An Oregon hiker was rescued after she slipped and fell hundreds of feet down a popular route on Mt. Hood over the weekend, authorities said.
The 36-year-old woman from Portland was descending the South Side route near the Old Chute, close to the mountain’s summit, around 11:30 a.m. Saturday when she tumbled down and suffered multiple injuries, the Clackamas County Sheriff's Office said.
Portland Mountain Rescue (PMR) personnel, who were already stationed on the mountain as a ready team, witnessed the woman fall and called 911, the sheriff’s office said.
"We had just summited and one of my teammates looked down one of the chutes that we were going to down climb and saw a woman go sliding by," Erik Broms, a PMR Rescue Leader, told FOX12 Oregon.

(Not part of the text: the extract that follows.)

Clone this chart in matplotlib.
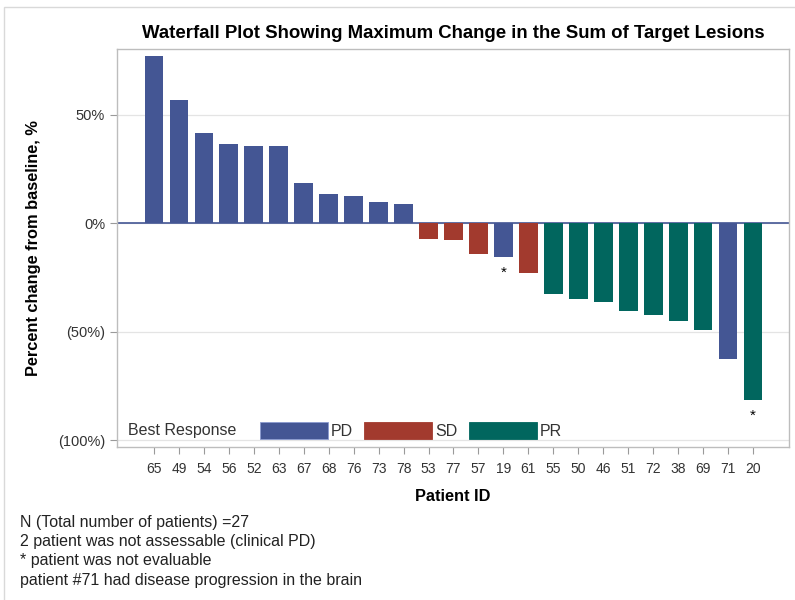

The team was able to reach the hiker and stabilize her while awaiting backup from other agencies, including the sheriff's office and Hood River Crag Rats.

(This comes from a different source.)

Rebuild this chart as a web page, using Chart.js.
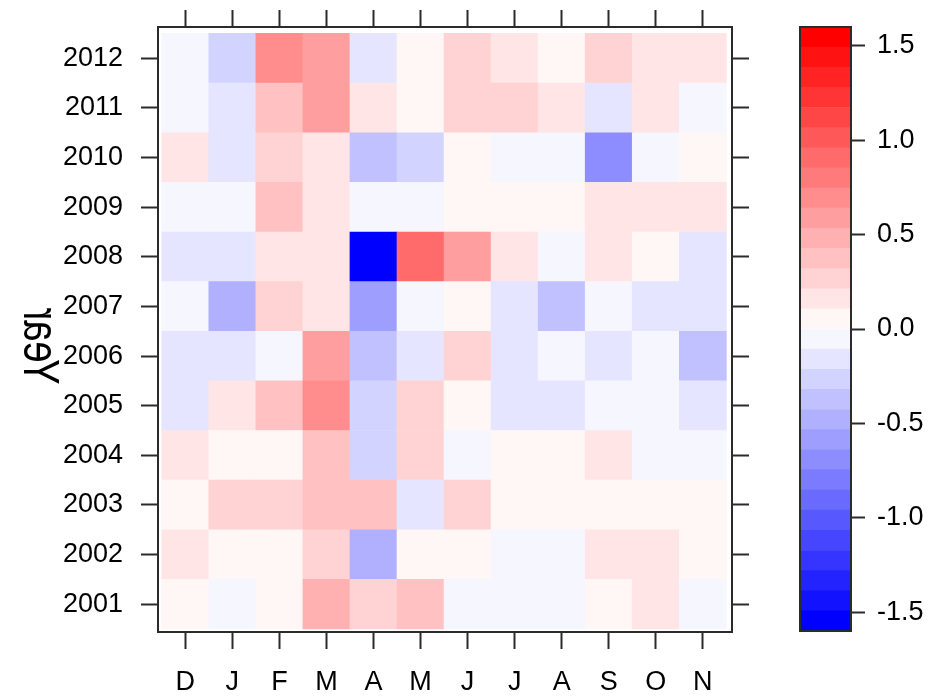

The 36-year-old Portland woman slipped and tumbled "several hundred feet" down Mt. Hood's popular South Side route near the Old Chute. (Portland Mountain Rescue)
Rescuers kept the woman warm during the seven hours it took to get all the necessary resources to the hiker’s location to transport her safely off the mountain, according to officials.
After setting up complex rope systems, rescuers moved the woman in a stretcher to the Hogsback snow ridge. She was then placed in another stretcher before ultimately being brought down the mountain to the Timberline parking lot around 9:30 p.m., according to authorities.
The hiker was taken to an area hospital for treatment. No update on her injuries or current condition was immediately provided.
While it is unclear how the hiker fell, rescuers warned that current winter conditions can make the climb perilous for inexperienced hikers.
"Mt. Hood is not a beginner mountain — especially in winter conditions," PMR said. "The short days and lower temperatures mean that the snow tends to be very hard and icy, and the route conditions tend to be much steeper and technical."
In a social media post, Broms described conditions near the Old Chute over the weekend as varying from "soft snow to firm plus portions of ice and rime," adding that he "would not recommend this route for the inexperienced climber."
The agency also said that going down the mountain in icy conditions is much more difficult than the climb up.
"Only those with expert mountaineering and ice climbing skills should attempt Mt. Hood in winter, especially when there have been long dry spells with no precipitation," PMR said. "Appropriate and thorough training is critical."